Just last month, a group of white supremacists marched in Howell and expressed their support for Trump and Adolf Hitler. As journalist Jon King wrote for the Michigan Advance, the event evoked memories of Howell’s racist — and in some cases, fairly recent — history of public bigotry and the Ku Klux Klan.
So this was certainly a peculiar location for Trump to host a rally — especially when you consider that he has said nothing about the white supremacist gathering there in July and that he has a history of similar scheduling controversies. Last year, for example, he held a rally in Waco, Texas, shortly after the 30th anniversary of the deadly standoff between Branch Davidians (aka cultists) and law enforcement. Trump’s speech at that rally, in which he vowed “I am your retribution,” definitely gave off David Koresh vibes.
And in 2020, Trump reversed course and rescheduled a planned Juneteenth rally in Tulsa, Oklahoma, where in 1921 white mobs waged one of the deadliest race riots in history — killing as many as 300 Black people.
As a matter of fact, Trump is set to speak Wednesday in Asheboro, North Carolina, where members of a pro-Trump chapter of the KKK sought to hold a cross-burning in 2017.
But Trump seems to think he found an airtight defense for his Michigan visit. When a reporter on Tuesday asked about his response to criticism over his visit, he responded with a question of his own: “Who was here in 2021?” The answer he was fishing for — and received — was “Joe Biden.”

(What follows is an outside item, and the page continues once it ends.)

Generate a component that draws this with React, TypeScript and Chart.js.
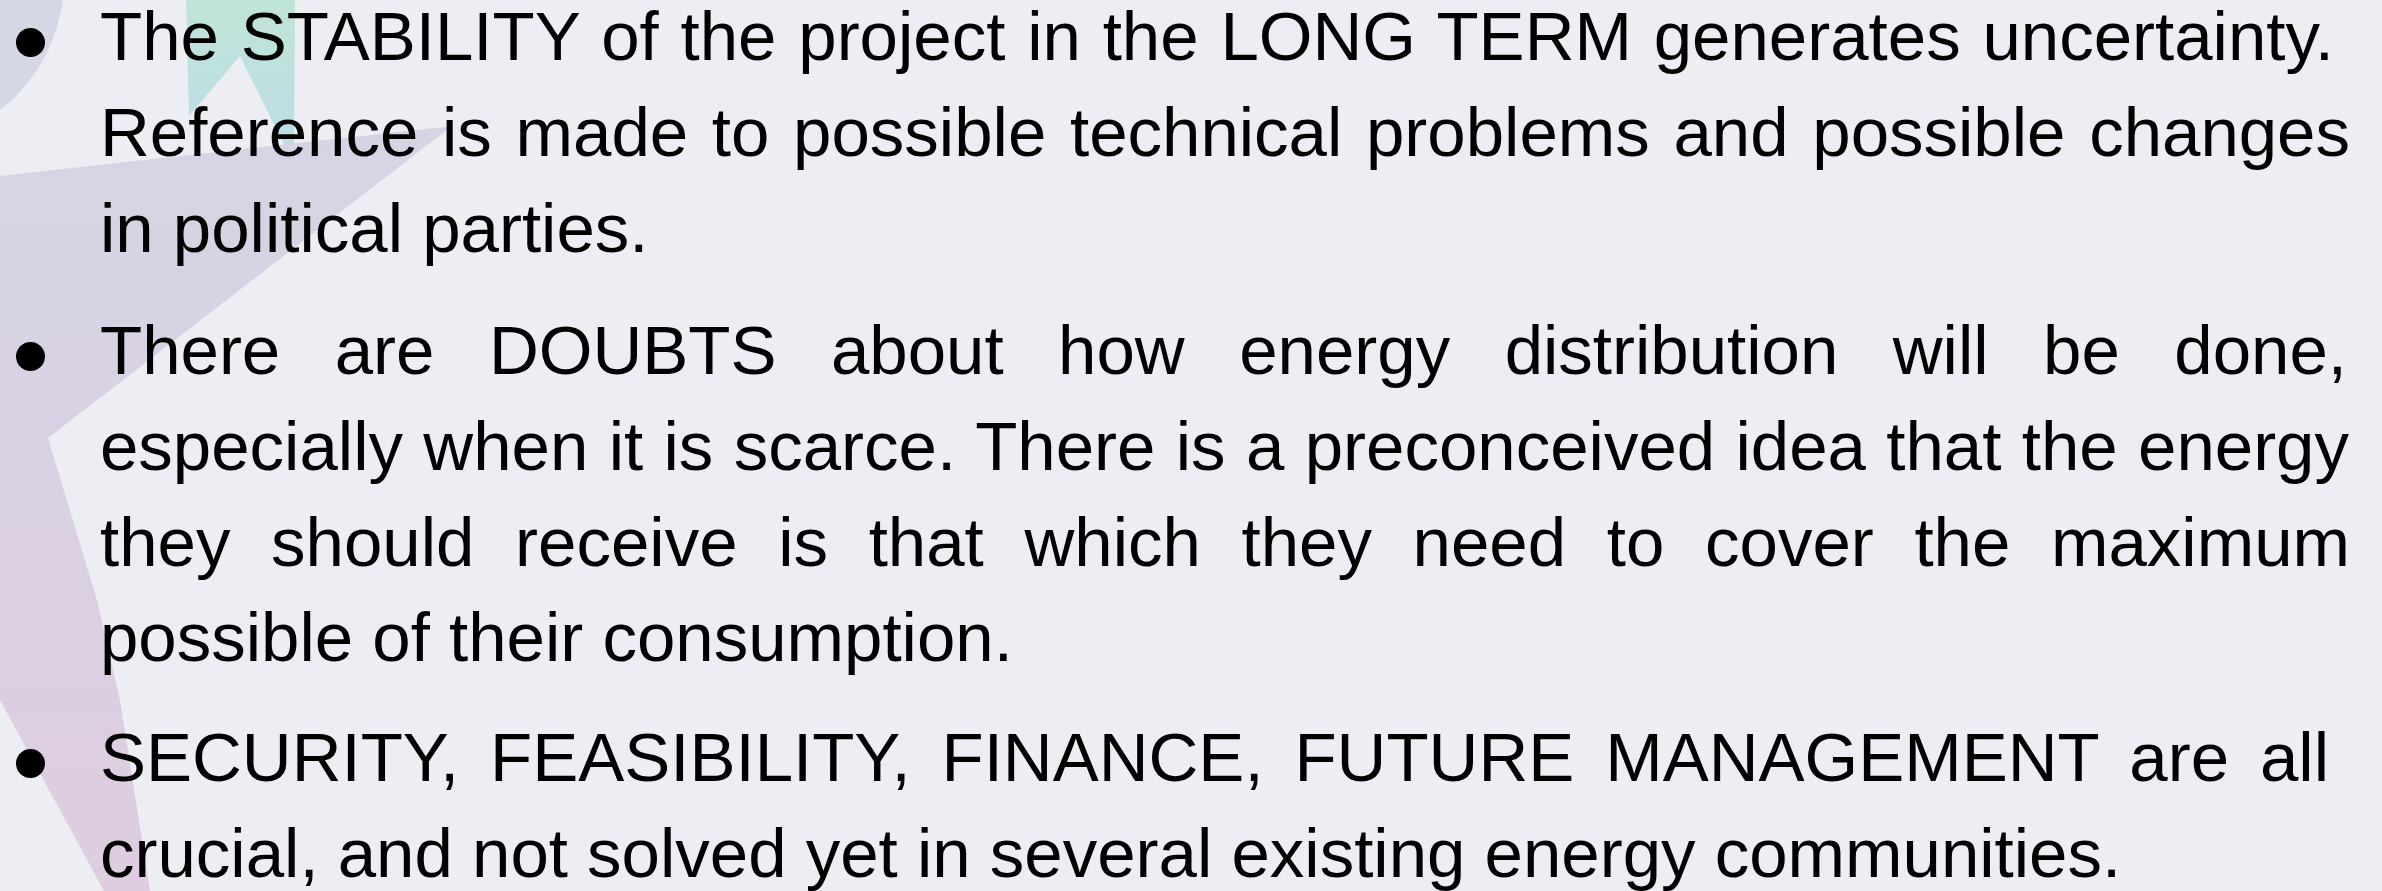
import React, { useEffect, useLayoutEffect, useRef } from "react";
import { Chart, registerables } from "chart.js";

Chart.register(...registerables);

const W = 2382;
const H = 891;

// ---- text content (one array per bullet, broken as in the reference) ----
const paragraph1 = [
  "The STABILITY of the project in the LONG TERM generates uncertainty.",
  "Reference is made to possible technical problems and possible changes",
  "in political parties.",
];
const paragraph2 = [
  "There are DOUBTS about how energy distribution will be done,",
  "especially when it is scarce. There is a preconceived idea that the energy",
  "they should receive is that which they need to cover the maximum",
  "possible of their consumption.",
];
const paragraph3 = [
  "SECURITY, FEASIBILITY, FINANCE, FUTURE MANAGEMENT are all",
  "crucial, and not solved yet in several existing energy communities.",
];
const paragraphs = [paragraph1, paragraph2, paragraph3];

// justified line right edges (null = last, left aligned line)
const lineEnds1 = [2334, 2350, null];
const lineEnds2 = [2347, 2349, 2350, null];
const lineEnds3 = [2329, null];
const lineEnds = [lineEnds1, lineEnds2, lineEnds3];

// first baseline of each paragraph
const firstBaselines = [61, 375, 782];

// ---- decorative background shapes (slide artwork, in slide units) ----
const circleCenter = { x: -100, y: -20 };
const circleRadius = 164;
const tealShape = [
  { x: 186, y: 0 },
  { x: 295, y: 0 },
  { x: 294, y: 165 },
  { x: 240, y: 56 },
  { x: 189, y: 116 },
];
const lavenderShape = [
  { x: 0, y: 176 },
  { x: 452, y: 126 },
  { x: 48, y: 438 },
  { x: 97, y: 600 },
  { x: 120, y: 700 },
  { x: 150, y: 891 },
  { x: 104, y: 891 },
  { x: 0, y: 700 },
];

const BG = "#EDEEF4";
const FONT = '"Liberation Sans", Arial, sans-serif';
const FONT_SIZE = 69;
const LINE_STEP = 95.7;
const LINE_BOX = 80;
const BASE_IN_BOX = 63.9;
const TEXT_LEFT = 100;

const shapesPlugin = {
  id: "slideShapes",
  beforeDraw(chart: any) {
    const { ctx } = chart;
    const xs = chart.scales.x;
    const ys = chart.scales.y;
    ctx.save();
    ctx.fillStyle = BG;
    ctx.fillRect(0, 0, chart.width, chart.height);

    // circle
    const cx = xs.getPixelForValue(circleCenter.x);
    const cy = ys.getPixelForValue(circleCenter.y);
    const r = xs.getPixelForValue(circleCenter.x + circleRadius) - cx;
    ctx.beginPath();
    ctx.arc(cx, cy, r, 0, Math.PI * 2);
    ctx.fillStyle = "#D5D7E5";
    ctx.fill();

    const poly = (pts: { x: number; y: number }[], fill: any) => {
      ctx.beginPath();
      pts.forEach((p, i) => {
        const px = xs.getPixelForValue(p.x);
        const py = ys.getPixelForValue(p.y);
        if (i === 0) ctx.moveTo(px, py);
        else ctx.lineTo(px, py);
      });
      ctx.closePath();
      ctx.fillStyle = fill;
      ctx.fill();
    };

    const tg = ctx.createLinearGradient(0, ys.getPixelForValue(0), 0, ys.getPixelForValue(165));
    tg.addColorStop(0, "#C0E4D7");
    tg.addColorStop(1, "#BCDCE9");
    poly(tealShape, tg);

    const lg = ctx.createLinearGradient(0, ys.getPixelForValue(130), 0, ys.getPixelForValue(891));
    lg.addColorStop(0, "#D6D4E4");
    lg.addColorStop(0.45, "#D9D1E3");
    lg.addColorStop(1, "#DFCCE1");
    poly(lavenderShape, lg);
    ctx.restore();
  },
};

export default function App() {
  const canvasRef = useRef<HTMLCanvasElement | null>(null);
  const lineRefs = useRef<(HTMLDivElement | null)[]>([]);

  useEffect(() => {
    document.body.style.margin = "0";
    const canvas = canvasRef.current;
    if (!canvas) return;
    const chart = new Chart(canvas, {
      type: "scatter",
      data: {
        datasets: [
          { label: "teal", data: tealShape, pointRadius: 0, showLine: false },
          { label: "lavender", data: lavenderShape, pointRadius: 0, showLine: false },
        ],
      },
      options: {
        animation: false,
        responsive: false,
        devicePixelRatio: 1,
        events: [],
        layout: { padding: 0 },
        plugins: { legend: { display: false }, tooltip: { enabled: false } },
        scales: {
          x: { type: "linear", min: 0, max: W, display: false },
          y: { type: "linear", min: 0, max: H, reverse: true, display: false },
        },
      },
      plugins: [shapesPlugin],
    });
    return () => chart.destroy();
  }, []);

  useLayoutEffect(() => {
    let k = 0;
    paragraphs.forEach((lines, pi) => {
      lines.forEach((line, li) => {
        const el = lineRefs.current[k++];
        const end = lineEnds[pi][li];
        if (!el || end == null) return;
        el.style.wordSpacing = "0px";
        const natural = el.getBoundingClientRect().width;
        const spaces = (line.match(/ /g) || []).length;
        if (spaces > 0) {
          const ws = (end - TEXT_LEFT - natural) / spaces;
          el.style.wordSpacing = ws + "px";
        }
      });
    });
  }, []);

  const items: React.ReactNode[] = [];
  let k = 0;
  paragraphs.forEach((lines, pi) => {
    const b0 = firstBaselines[pi];
    items.push(
      <div
        key={"b" + pi}
        style={{
          position: "absolute",
          left: 16,
          top: b0 - 19 - 14.5,
          width: 29,
          height: 29,
          borderRadius: "50%",
          background: "#000",
        }}
      />
    );
    lines.forEach((line, li) => {
      const idx = k++;
      const baseline = b0 + li * LINE_STEP;
      items.push(
        <div
          key={"l" + idx}
          ref={(el) => {
            lineRefs.current[idx] = el;
          }}
          style={{
            position: "absolute",
            left: TEXT_LEFT,
            top: baseline - BASE_IN_BOX,
            height: LINE_BOX,
            lineHeight: LINE_BOX + "px",
            fontFamily: FONT,
            fontSize: FONT_SIZE,
            color: "#000",
            whiteSpace: "pre",
          }}
        >
          {line}
        </div>
      );
    });
  });

  return (
    <div style={{ position: "relative", width: W, height: H, overflow: "hidden", background: BG }}>
      <canvas ref={canvasRef} width={W} height={H} style={{ position: "absolute", left: 0, top: 0, width: W, height: H }} />
      {items}
    </div>
  );
}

Of course, the big difference is that the president wasn’t visiting right after racists praised him and Hitler simultaneously.
In a statement, the Harris-Walz campaign slammed Trump for his refusal “to condemn the white supremacists who marched in his name.”
Rep. Elissa Slotkin, a Michigan Democrat whose district includes Howell, was critical as well, writing on X that Trump “didn’t come to Howell today to bring people together, to call out that hateful behavior, or to offer any kind of hopeful vision for the future.”
She said the visit “risks reopening old wounds” and added: “Real leaders should take the opportunity to condemn the hatred that has been on display.”
I’ll note that one simple way for Trump to dissociate from the racists in Howell might have been for him to avoid doing anything that suggests he shares the same bigoted ideology. But unfortunately for him, at one point Tuesday he seemed to openly fantasize about deploying the police at election time, harkening back to periods of unfettered displays of white supremacy in the U.S.
Methinks the Howell visit might not be entirely coincidental.